Heirloom fingerling potatoes come in yellow, red and purple varieties, and most growers produce several types of each hue. “A few years ago, people didn’t know what to think about a small potato that is purple both inside and out,” Fell says.

“Television cooking shows have really helped.” Weary of the bad press against carbs, growers stress that colored potatoes are fat free and high in fiber and antioxidants. “Fingerlings work well in many preparation methods, from cold and warm salads to roasting, baking, boiling and steaming,” Benson adds.

Tominaga, whose best-sellers are the golden varieties of Russian Banana and La Ratte, says supply and demand drives the price of fingerlings. “We sell according to size, [but] we don’t want them very big,” Tominaga says. “The yellows are a familiar color, and so they’re the top sellers. Then the reds—ours are Red Thumb and French Fingerling—followed by the Purple Fiesta and the Purple Peruvian, which yield less and are therefore more expensive to grow based on cost per acre.
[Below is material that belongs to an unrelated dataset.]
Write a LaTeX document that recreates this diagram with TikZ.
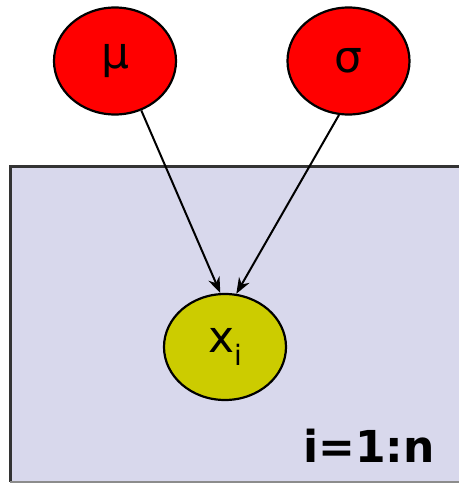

As a result, the purples cost consumers a little more and we don’t sell as many, but [we] make up the loss on the yellows.”

The United States Potato Board reports that consumers pay about 85 cents a pound for specialty potatoes, versus 45 to 60 cents a pound for a typical five-pound bag of baking potatoes. The board says that buying direct from the grower is usually a better value.